Problem: From the listing below, pull out every line where the string "Write" appears.

Supplied records:
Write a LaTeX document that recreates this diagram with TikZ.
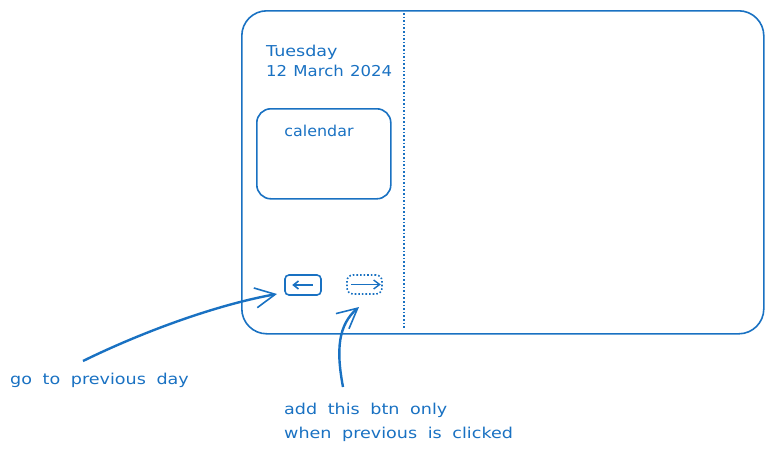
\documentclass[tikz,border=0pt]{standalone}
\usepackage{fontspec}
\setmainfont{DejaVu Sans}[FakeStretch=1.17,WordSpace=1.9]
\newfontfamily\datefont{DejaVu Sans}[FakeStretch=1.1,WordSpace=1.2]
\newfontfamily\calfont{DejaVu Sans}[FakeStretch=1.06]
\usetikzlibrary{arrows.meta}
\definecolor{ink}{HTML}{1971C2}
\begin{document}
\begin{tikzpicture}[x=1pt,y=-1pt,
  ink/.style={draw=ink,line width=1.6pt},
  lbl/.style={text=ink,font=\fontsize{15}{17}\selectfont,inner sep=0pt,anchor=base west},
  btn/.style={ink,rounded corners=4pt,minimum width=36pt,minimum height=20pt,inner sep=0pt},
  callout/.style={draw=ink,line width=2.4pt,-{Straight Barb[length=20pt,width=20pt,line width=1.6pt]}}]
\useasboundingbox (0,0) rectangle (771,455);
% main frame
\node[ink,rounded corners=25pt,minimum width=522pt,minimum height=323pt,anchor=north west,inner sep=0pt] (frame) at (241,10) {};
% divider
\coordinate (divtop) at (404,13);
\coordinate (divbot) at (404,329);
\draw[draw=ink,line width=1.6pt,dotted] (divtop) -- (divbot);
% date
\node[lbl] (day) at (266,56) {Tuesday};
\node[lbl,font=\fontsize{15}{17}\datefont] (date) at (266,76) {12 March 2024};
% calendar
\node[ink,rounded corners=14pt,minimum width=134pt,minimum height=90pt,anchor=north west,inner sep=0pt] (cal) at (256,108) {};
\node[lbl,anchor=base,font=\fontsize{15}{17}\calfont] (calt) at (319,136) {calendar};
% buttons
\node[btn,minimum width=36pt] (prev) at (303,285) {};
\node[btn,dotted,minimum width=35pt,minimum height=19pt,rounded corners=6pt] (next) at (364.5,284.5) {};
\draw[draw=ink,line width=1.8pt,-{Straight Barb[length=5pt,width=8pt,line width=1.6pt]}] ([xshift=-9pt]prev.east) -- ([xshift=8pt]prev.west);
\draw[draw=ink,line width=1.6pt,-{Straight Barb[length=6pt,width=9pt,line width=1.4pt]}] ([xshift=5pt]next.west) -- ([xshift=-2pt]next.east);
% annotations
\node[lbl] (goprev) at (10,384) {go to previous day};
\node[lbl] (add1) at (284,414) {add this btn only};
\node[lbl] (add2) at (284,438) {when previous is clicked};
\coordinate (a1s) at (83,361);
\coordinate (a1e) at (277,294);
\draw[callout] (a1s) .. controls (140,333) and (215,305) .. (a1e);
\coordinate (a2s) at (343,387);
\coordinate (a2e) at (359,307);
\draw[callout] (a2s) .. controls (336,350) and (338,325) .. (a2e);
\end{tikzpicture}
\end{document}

==

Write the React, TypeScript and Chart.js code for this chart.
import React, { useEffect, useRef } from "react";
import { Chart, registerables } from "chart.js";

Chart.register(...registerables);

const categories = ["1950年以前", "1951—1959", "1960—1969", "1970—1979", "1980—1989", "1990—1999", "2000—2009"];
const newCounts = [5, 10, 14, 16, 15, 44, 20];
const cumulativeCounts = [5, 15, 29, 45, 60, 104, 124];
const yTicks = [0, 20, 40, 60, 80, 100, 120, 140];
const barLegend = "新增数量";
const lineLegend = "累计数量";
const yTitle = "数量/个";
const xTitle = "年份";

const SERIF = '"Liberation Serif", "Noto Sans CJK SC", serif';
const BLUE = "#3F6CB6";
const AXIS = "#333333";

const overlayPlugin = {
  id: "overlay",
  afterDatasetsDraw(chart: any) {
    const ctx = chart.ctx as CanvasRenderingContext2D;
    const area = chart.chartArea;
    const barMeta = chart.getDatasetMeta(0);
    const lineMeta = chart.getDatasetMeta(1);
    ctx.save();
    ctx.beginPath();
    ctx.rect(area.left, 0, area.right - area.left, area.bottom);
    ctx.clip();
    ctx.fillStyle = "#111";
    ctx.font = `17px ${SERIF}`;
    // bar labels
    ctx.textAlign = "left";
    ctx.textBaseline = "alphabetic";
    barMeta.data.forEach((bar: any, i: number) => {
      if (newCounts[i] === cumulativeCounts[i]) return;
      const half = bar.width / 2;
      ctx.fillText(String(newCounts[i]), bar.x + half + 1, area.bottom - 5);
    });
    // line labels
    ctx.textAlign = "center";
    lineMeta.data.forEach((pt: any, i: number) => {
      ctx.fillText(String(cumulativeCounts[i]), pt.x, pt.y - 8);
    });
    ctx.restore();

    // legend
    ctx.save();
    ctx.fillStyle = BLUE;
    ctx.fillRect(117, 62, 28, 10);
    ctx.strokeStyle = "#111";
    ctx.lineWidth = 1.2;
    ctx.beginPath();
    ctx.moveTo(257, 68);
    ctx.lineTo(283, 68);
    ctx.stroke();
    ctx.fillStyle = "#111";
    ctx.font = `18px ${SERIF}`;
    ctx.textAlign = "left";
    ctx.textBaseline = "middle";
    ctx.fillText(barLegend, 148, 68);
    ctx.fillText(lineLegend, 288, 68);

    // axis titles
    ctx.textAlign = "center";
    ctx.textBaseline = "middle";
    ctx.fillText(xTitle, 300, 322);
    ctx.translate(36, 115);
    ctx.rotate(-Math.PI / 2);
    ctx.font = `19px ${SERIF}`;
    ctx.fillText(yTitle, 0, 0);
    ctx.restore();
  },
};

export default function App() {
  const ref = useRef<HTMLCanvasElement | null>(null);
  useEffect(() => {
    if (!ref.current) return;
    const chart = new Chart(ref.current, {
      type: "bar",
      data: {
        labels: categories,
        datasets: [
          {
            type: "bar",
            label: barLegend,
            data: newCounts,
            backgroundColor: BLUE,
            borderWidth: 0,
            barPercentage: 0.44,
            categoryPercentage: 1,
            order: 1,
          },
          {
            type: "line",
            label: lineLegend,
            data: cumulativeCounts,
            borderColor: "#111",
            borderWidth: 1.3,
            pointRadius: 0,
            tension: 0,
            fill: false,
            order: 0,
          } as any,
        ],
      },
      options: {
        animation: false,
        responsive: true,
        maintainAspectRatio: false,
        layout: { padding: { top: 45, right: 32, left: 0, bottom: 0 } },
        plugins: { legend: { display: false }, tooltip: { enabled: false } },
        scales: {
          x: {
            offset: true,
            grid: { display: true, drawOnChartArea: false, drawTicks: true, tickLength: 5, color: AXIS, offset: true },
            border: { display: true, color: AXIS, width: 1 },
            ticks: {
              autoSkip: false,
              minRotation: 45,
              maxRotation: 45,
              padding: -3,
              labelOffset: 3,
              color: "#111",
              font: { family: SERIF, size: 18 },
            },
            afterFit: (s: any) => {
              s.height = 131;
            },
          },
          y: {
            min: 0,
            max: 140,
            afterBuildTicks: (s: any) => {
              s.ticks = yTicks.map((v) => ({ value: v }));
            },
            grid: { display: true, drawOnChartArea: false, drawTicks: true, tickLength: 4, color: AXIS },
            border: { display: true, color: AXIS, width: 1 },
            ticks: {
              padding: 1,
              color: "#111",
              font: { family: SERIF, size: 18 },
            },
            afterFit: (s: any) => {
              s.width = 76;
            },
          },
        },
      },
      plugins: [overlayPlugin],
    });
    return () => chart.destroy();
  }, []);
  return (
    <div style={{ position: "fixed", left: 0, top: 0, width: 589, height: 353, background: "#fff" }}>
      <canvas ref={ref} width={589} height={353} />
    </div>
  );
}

...

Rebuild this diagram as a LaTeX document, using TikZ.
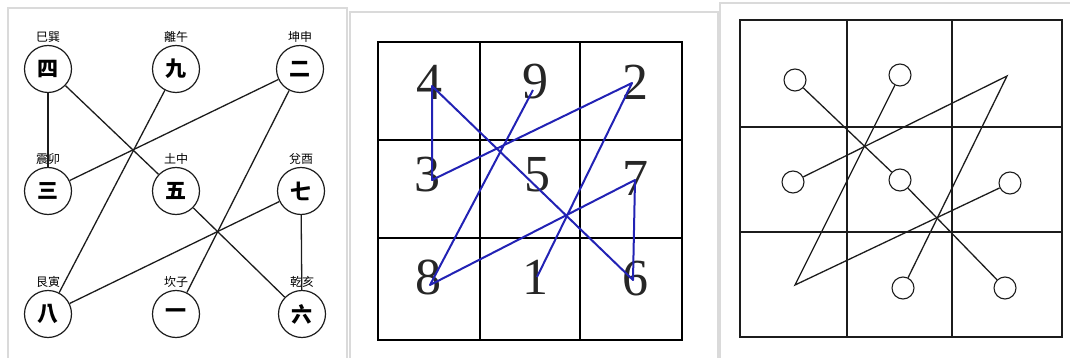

Reply to the exercise:
Write a LaTeX document that recreates this diagram with TikZ.
Write the React, TypeScript and Chart.js code for this chart.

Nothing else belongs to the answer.